Steering wheel shaking, van pulling to one side and a continual thumping felt from underneath

I recently had new brake pads put on my van. Right before the pad replacement, I noticed a slight thumping sensation under my foot when I would decelerate, but before applying the brakes.

Now, and each day continuing to worsen, the thumping is almost constant, and more prominent when I am slowing down, and when I am turning to the right (less noticeable when I turn left). My steering wheel also starting to shake heavily. Today the engine light came on.

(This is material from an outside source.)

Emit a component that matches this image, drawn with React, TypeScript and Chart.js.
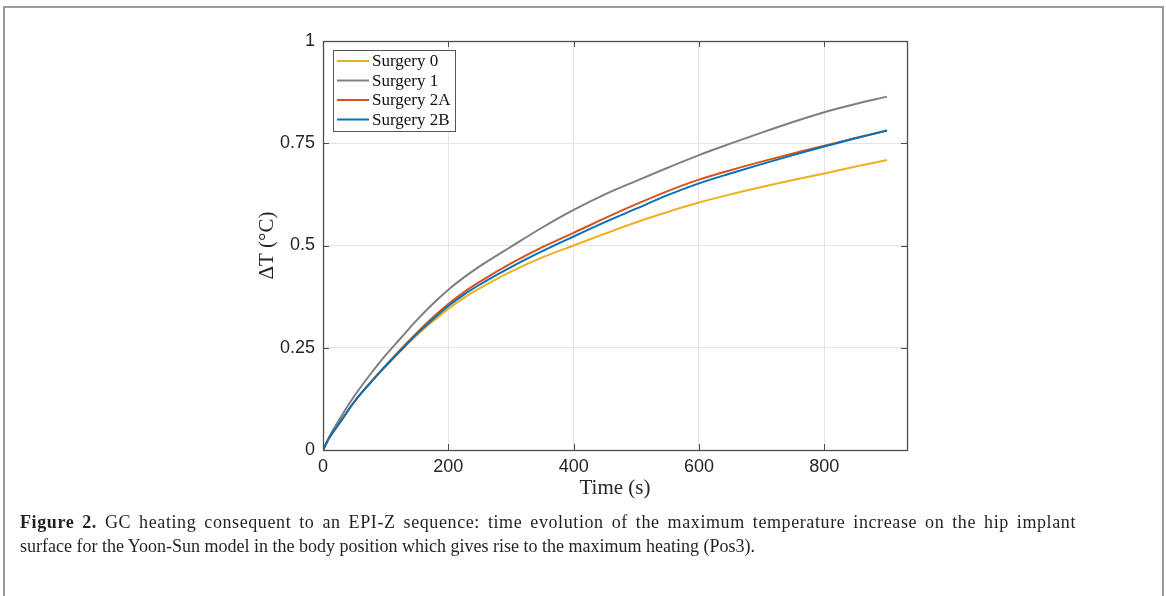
import { useEffect, useRef } from "react";
import { Chart, registerables } from "chart.js";

Chart.register(...registerables);

// ---- data ----
const TIMES = [0, 10, 25, 50, 75, 100, 125, 150, 175, 200, 225, 250, 300, 350, 400, 450, 500, 550, 600, 650, 700, 750, 800, 850, 900];
const SURGERY_0 = [0, 0.03, 0.063, 0.118, 0.163, 0.205, 0.244, 0.281, 0.314, 0.345, 0.372, 0.395, 0.436, 0.471, 0.5, 0.529, 0.557, 0.582, 0.605, 0.625, 0.643, 0.66, 0.676, 0.693, 0.709];
const SURGERY_1 = [0, 0.032, 0.072, 0.132, 0.184, 0.232, 0.275, 0.318, 0.357, 0.392, 0.422, 0.449, 0.497, 0.544, 0.587, 0.625, 0.658, 0.69, 0.721, 0.749, 0.776, 0.802, 0.826, 0.846, 0.864];
const SURGERY_2A = [0, 0.03, 0.063, 0.118, 0.164, 0.207, 0.248, 0.287, 0.324, 0.357, 0.386, 0.411, 0.456, 0.496, 0.531, 0.567, 0.601, 0.633, 0.661, 0.684, 0.705, 0.725, 0.744, 0.763, 0.781];
const SURGERY_2B = [0, 0.03, 0.063, 0.118, 0.163, 0.205, 0.245, 0.284, 0.319, 0.352, 0.38, 0.404, 0.447, 0.486, 0.522, 0.557, 0.59, 0.623, 0.652, 0.676, 0.699, 0.721, 0.742, 0.762, 0.781];
const SERIES_NAMES = ["Surgery 0", "Surgery 1", "Surgery 2A", "Surgery 2B"];
const SERIES_COLORS = ["#EDB120", "#7F7F7F", "#D95319", "#0072BD"];
const X_TICKS = [0, 200, 400, 600, 800];
const X_TICK_LABELS = ["0", "200", "400", "600", "800"];
const Y_TICKS = [0, 0.25, 0.5, 0.75, 1];
const Y_TICK_LABELS = ["0", "0.25", "0.5", "0.75", "1"];
const X_TITLE = "Time (s)";
const Y_TITLE = "\u0394T (\u00B0C)";
const CAPTION_BOLD = "Figure 2.";
const CAPTION_LINE1 = " GC heating consequent to an EPI-Z sequence: time evolution of the maximum temperature increase on the hip implant";
const CAPTION_LINE2 = "surface for the Yoon-Sun model in the body position which gives rise to the maximum heating (Pos3).";

const AXIS_COLOR = "#4d4d4d";
const TEXT_COLOR = "#262626";
const SERIF = '"Liberation Serif", "DejaVu Serif", serif';
const SANS = '"Liberation Sans", Arial, sans-serif';

const boxTicksPlugin = {
  id: "boxTicks",
  afterDatasetsDraw(chart: any) {
    const { ctx, chartArea } = chart;
    const { left, right, top, bottom } = chartArea;
    const xs = chart.scales.x;
    const ys = chart.scales.y;
    const len = 6;
    ctx.save();
    ctx.strokeStyle = AXIS_COLOR;
    ctx.lineWidth = 1;
    ctx.beginPath();
    X_TICKS.forEach((v) => {
      const px = Math.round(xs.getPixelForValue(v)) + 0.5;
      ctx.moveTo(px, bottom);
      ctx.lineTo(px, bottom - len);
      ctx.moveTo(px, top);
      ctx.lineTo(px, top + len);
    });
    Y_TICKS.forEach((v) => {
      const py = Math.round(ys.getPixelForValue(v)) + 0.5;
      ctx.moveTo(left, py);
      ctx.lineTo(left + len, py);
      ctx.moveTo(right, py);
      ctx.lineTo(right - len, py);
    });
    ctx.stroke();
    ctx.lineWidth = 1.3;
    ctx.strokeRect(Math.round(left) + 0.5, Math.round(top) + 0.5, Math.round(right - left), Math.round(bottom - top));
    ctx.restore();
  },
  afterDraw(chart: any) {
    const { ctx, chartArea } = chart;
    const bx = chartArea.left + 10;
    const by = chartArea.top + 9;
    const bw = 122;
    const bh = 81;
    ctx.save();
    ctx.fillStyle = "#ffffff";
    ctx.fillRect(bx, by, bw, bh);
    ctx.strokeStyle = "#555555";
    ctx.lineWidth = 1;
    ctx.strokeRect(bx + 0.5, by + 0.5, bw, bh);
    ctx.font = `17px ${SERIF}`;
    ctx.textBaseline = "middle";
    ctx.textAlign = "left";
    chart.data.datasets.forEach((ds: any, i: number) => {
      const cy = by + 11 + i * 19.5;
      ctx.strokeStyle = ds.borderColor;
      ctx.lineWidth = 2;
      ctx.beginPath();
      ctx.moveTo(bx + 4, cy);
      ctx.lineTo(bx + 36, cy);
      ctx.stroke();
      ctx.fillStyle = "#111111";
      ctx.fillText(ds.label, bx + 39, cy + 1);
    });
    ctx.restore();
  },
};

export default function App() {
  const ref = useRef<HTMLCanvasElement | null>(null);

  useEffect(() => {
    if (!ref.current) return;
    const seriesValues = [SURGERY_0, SURGERY_1, SURGERY_2A, SURGERY_2B];
    const chart = new Chart(ref.current, {
      type: "line",
      data: {
        datasets: seriesValues.map((vals, i) => ({
          label: SERIES_NAMES[i],
          data: TIMES.map((t, j) => ({ x: t, y: vals[j] })),
          borderColor: SERIES_COLORS[i],
          backgroundColor: SERIES_COLORS[i],
          borderWidth: 2,
          pointRadius: 0,
          fill: false,
          cubicInterpolationMode: "monotone" as const,
          order: seriesValues.length - i,
        })),
      },
      options: {
        animation: false,
        responsive: false,
        devicePixelRatio: 1,
        layout: { padding: { left: 243, top: 41, right: 259, bottom: 86 } },
        plugins: {
          legend: { display: false },
          tooltip: { enabled: false },
        },
        scales: {
          x: {
            type: "linear",
            min: 0,
            max: 932,
            afterBuildTicks: (s: any) => {
              s.ticks = X_TICKS.map((v) => ({ value: v }));
            },
            afterFit: (s: any) => {
              s.height = 60;
            },
            grid: { color: "#e4e4e4", lineWidth: 1, drawTicks: false },
            border: { display: false },
            ticks: {
              padding: 6,
              color: TEXT_COLOR,
              font: { family: SANS, size: 18 },
              maxRotation: 0,
              callback: (v: any) => {
                const k = X_TICKS.indexOf(Number(v));
                return k >= 0 ? X_TICK_LABELS[k] : "";
              },
            },
            title: {
              display: true,
              text: X_TITLE,
              color: TEXT_COLOR,
              font: { family: SERIF, size: 21 },
              padding: { top: 9, bottom: 9 },
            },
          },
          y: {
            type: "linear",
            min: 0,
            max: 1,
            afterBuildTicks: (s: any) => {
              s.ticks = Y_TICKS.map((v) => ({ value: v }));
            },
            afterFit: (s: any) => {
              s.width = 80;
            },
            grid: { color: "#e4e4e4", lineWidth: 1, drawTicks: false },
            border: { display: false },
            ticks: {
              padding: 8,
              color: TEXT_COLOR,
              font: { family: SANS, size: 18 },
              callback: (v: any) => {
                const k = Y_TICKS.indexOf(Number(v));
                return k >= 0 ? Y_TICK_LABELS[k] : "";
              },
            },
            title: {
              display: true,
              text: Y_TITLE,
              color: TEXT_COLOR,
              font: { family: SERIF, size: 21 },
              padding: { top: 12, bottom: 12 },
            },
          },
        },
      },
      plugins: [boxTicksPlugin],
    });
    return () => chart.destroy();
  }, []);

  return (
    <div style={{ position: "fixed", left: 0, top: 0, width: 1166, height: 596, background: "#ffffff", overflow: "hidden" }}>
      <div
        style={{
          position: "absolute",
          left: 3,
          top: 6,
          width: 1157,
          height: 620,
          border: "2px solid #9a9a9a",
        }}
      />
      <canvas ref={ref} width={1166} height={596} style={{ position: "absolute", left: 0, top: 0, width: 1166, height: 596 }} />
      <div
        style={{
          position: "absolute",
          left: 20,
          top: 510,
          fontFamily: SERIF,
          fontSize: 18,
          lineHeight: "24px",
          color: "#231f20",
          whiteSpace: "nowrap",
        }}
      >
        <div
          style={{
            width: 1056,
            whiteSpace: "normal",
            textAlign: "justify",
            textAlignLast: "justify",
            letterSpacing: "0.6px",
          }}
        >
          <b>{CAPTION_BOLD}</b>
          {CAPTION_LINE1}
        </div>
        <div>{CAPTION_LINE2}</div>
      </div>
    </div>
  );
}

I have a 2006 Honda Odyssey with about 65k miles on it. The brakes were replaced 3 weeks ago, and then I took it into a local tire shop for an oil change/inspection. They did not note a single thing. I did ask them how the struts were looking and they said they were fine. This past summer when I had to have a flat repair done at Les Schwabs, they told me I needed new brakes, rotors and struts to the tune of $750. I could not afford that, so my father in law replaced my brake pads with ceramic ones, and the rotors look fine. So when I was told by the most recent shop that my struts were fine, I assumed something else was happening, but have not taken it to my local shop yet. I guess I am looking for a heads up because this could not come at a worse time financially.

I’d take a look at the motor mounts and maybe the transmission mounts. Those are a weak spot on Hondas and Acuras of that age.

If your check-engine light is on, then you should have the codes read.

First thing is to check that the wheel lug nuts have not come loose. That can cause this symtom. And driving with loose lug nuts can be dangerous. Easy to check, so do that first.

If the wheels are on tight, the thumping could be caused by warped rotors, or something wrong with one of the wheels. You can test the wheel idea by swapping them around and seeing if the problem follows one of them. Warped rotors can be easily diagnosed by most any experienced mechanic. Hard to tell just by looking at the rotors though. They’d use a special tool gadget they have to check the rotor run-out.

You may have a tire with a broken belt or tread separation causing the problem. Jack up the suspect wheel and spin it by hand…Look for any distortion in the tire tread as it spins…

A tire with an internal probelm that cannot be verified via Caddyman’s test can also be found with “road force balancing” machine.

Yeah, I think the thumping is a bulge in the tire. Sometimes you can feel it by running your hand over it and sometimes not. The eventual outcome is a blowout. I think the engine light is a separate issue. I think you need to take it to a shop and have the tire and front end checked, and the code read for the engine light.

This almost sounds like play or wear in the drivetrain. I am not sure if this is FWD or RWD but I would inspect all CV and U-joints in the driveshaft or axle shafts. Also make sure all mounts are good and that they are tight as someone else suggested. I had the same issue and realized my transmission wasn’t even bolted to the frame! I would guess CV or U-joints personally and those shouldn’t be that expensive, especially if you change them yourself. If there are any rubber boots around any CV joints or axle shafts, inspect those for breaks. If one is bad, you have probably found your problem.


Thanks. I would assume that since it has been to two tire shops with their full inspections, that this is not a tire issue. It also would not be a rotor issue, as the last place I went to right after the pad replacement said they were fine.

It is a FWD.

I am unable to change the U joints myself, and I doubt my husband would even try.

I had an Acura MDX that had to have the transmission mounts replaced, but it NEVER drove this terrible, nor our of the blue. I hope to get to my mechanic tomorrow and am REALLY hoping it is an expensive fix. I do trust this shop - it has the best reputation in town and the most recommended.

Thank you for your feed back. I appreciate it.

the thumping is almost constant, and more prominent when I am slowing down, and when I am turning to the right (less noticeable when I turn left). My steering wheel also starting to shake heavily.

I hope this turns out to be something relatively minor and not dangerous. But until that’s determined, I strongly urge you to consider the symptoms as a dangerous situation and not drive this vehicle, especially at high speed. Better to be safe than sorry. FWIW, good mechanics can miss problems that others will recognize, so just because nobody is finding the cause of these symptoms doesn’t mean your problem is minor. A steering wheel should not “shake heavily” under any circumstances.

You may have to resort to swapping your wheels front to back to see if the pattern changes. If it doesn’t, then that rules out tires as the problem. If it does, then the repair is simple - get new tires. I’d start there.